Les vaccins à ARN messager pourraient être utiles en oncologie, car virus et cancer ont des points communs. Historiquement, il y a eu des transferts de connaissances dans la recherche sur les deux domaines.
La tumeur cancéreuse mute, ce qui fait écho à la pandémie actuelle où l'on constate que le coronavirus produit des variants.
"Comme chaque mutation est propre au patient et à la tumeur, on est obligé de générer pratiquement un vaccin pour chaque patient", explique Olivier Michielin, médecin chef du Centre d'oncologie de précision au CHUV. "On a relativement peu de temps, puisque la maladie est assez agressive: il faut être capable, en quelques semaines, d'arriver à un produit qu'on peut injecter chez le patient. Donc c'est pour cela que ces techniques ARN sont extrêmement intéressantes pour l'oncologie: cela va nous permettre de créer un vaccin personnalisé pour chaque patient si, bien sûr, la preuve de l'efficacité est faite dans les années à venir", ajoute-t-il au micro de La Matinale.

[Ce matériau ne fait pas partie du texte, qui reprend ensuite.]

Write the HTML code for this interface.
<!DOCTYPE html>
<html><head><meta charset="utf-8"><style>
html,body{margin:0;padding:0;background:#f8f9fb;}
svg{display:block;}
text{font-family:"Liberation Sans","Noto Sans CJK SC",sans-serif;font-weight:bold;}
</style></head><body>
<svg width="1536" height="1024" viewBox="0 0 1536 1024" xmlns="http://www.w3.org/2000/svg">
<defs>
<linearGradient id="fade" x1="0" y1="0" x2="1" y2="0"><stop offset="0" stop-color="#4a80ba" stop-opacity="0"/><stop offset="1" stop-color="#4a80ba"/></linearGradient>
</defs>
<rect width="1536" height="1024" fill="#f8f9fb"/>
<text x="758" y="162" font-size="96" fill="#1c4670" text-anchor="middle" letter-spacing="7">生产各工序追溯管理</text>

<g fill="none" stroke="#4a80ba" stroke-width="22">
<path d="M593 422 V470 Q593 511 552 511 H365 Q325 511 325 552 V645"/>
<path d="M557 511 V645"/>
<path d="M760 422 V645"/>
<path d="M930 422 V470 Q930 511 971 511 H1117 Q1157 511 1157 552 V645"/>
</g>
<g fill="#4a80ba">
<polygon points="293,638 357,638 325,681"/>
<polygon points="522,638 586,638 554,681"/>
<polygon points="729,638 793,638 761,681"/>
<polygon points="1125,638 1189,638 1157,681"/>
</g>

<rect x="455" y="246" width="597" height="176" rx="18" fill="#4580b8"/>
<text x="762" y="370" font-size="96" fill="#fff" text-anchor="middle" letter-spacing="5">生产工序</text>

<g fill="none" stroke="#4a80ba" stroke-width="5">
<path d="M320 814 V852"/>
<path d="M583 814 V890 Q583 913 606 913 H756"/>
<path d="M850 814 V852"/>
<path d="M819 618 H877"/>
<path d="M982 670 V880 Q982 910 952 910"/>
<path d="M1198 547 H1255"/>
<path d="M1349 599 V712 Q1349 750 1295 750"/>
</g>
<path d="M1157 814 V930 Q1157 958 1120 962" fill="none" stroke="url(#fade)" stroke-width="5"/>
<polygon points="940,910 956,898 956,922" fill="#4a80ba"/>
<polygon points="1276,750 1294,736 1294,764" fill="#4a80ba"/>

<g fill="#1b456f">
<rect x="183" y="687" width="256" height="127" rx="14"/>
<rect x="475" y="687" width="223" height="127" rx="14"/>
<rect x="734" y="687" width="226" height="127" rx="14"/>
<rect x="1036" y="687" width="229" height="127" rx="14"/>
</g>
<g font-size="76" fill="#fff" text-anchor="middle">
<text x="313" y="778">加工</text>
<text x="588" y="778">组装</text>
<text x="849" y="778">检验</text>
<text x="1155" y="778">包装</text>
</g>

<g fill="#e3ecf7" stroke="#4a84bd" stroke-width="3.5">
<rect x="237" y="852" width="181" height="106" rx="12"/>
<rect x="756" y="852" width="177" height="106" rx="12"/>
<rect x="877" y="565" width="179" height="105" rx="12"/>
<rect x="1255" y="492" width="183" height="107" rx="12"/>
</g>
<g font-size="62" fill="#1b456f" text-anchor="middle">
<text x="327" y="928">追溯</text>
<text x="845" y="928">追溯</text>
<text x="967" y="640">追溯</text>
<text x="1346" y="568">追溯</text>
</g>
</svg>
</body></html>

Des vaccins à ARN messager intéressants, parce qu'ils sont agiles et rapides. En effet, une fois connue la séquence du virus, Moderna aurait fait le design de son vaccin en deux jours seulement.
Pour le cancer, il y a déjà eu des essais cliniques avec cette technologie dès le début des années 2000. A l'époque, la Suisse était à la pointe; Swissmedic a même été la deuxième autorité de surveillance des médicaments au monde à analyser les ARN messagers.
Les résultats de ces essais n'ont pas été complètement concluants. Le vaccin a induit une réaction immunitaire, il a activé des anticorps et, donc, atteint son but. Toutefois, cela n'a pas empêché les tumeurs de s'échapper et se propager. Déjà sceptique, le milieu académique n'a pas vraiment cru en l'ARN messager. Et l'industrie n'a pas voulu investir trop d'argent sur une technologie qui ne promettait pas de retours sur investissement.
L'ARN messager, un super-héros?
Aujourd'hui, l'ARN messager, porté par un nouvel élan, est perçu comme le super-héros. Il est à nouveau testé pour le cancer: les laboratoires Moderna et BioNTech y travaillent. C'était d'ailleurs déjà le cas avant l'arrivée du Covid-19, qui est devenu la priorité. Les recherches en sont aux essais de phase II.
Et, comme on a pu apprendre par le passé que le vaccin seul ne suffisait pas, les nouveaux tests se font en bithérapie: "Les études faites ces quarante dernières années, avec différents types de vaccins anti-cancer, nous montrent que ces vaccins, en monothérapie, sont capables d'induire des réponses immunitaires", remarque l'immunologiste Steve Pascolo, l'un des pionniers de l'ARN messager, chercheur à l'Université de Zurich. "Mais ces réponses immunitaires seules ne contrôlent pas la pousse des cancers. Donc maintenant, ce que tout le monde fait, en vaccins anti-cancer ‒ y compris vaccins ARN anti-cancer ‒ c'est de combiner les vaccins avec d'autres modalités ‒ qui sont des chimiothérapies, des radiothérapies ou des immunothérapies ‒ pour obtenir des synergies entre le vaccin et les autres modalités, pour une meilleure efficacité anti-cancer des traitements".
Ce qui se passe aujourd'hui avec le Covid-19 pourrait accélérer les choses pour le traitement du cancer. Alors qu’ils étaient peu nombreux à croire en l'ARN messager, désormais, cette technologie a passé les tests et les homologations: cela donne des forces aux laboratoires et de la confiance aux scientifiques.
Et peut-être que cela pourrait aussi ouvrir des fonds pour la recherche. Pour Steve Pascolo, il faudrait maintenant des investissements publics: cela permettrait de faire avancer les essais en oncologie, mais aussi pour des maladies rares, là où l'industrie n'est pas intéressée à investir.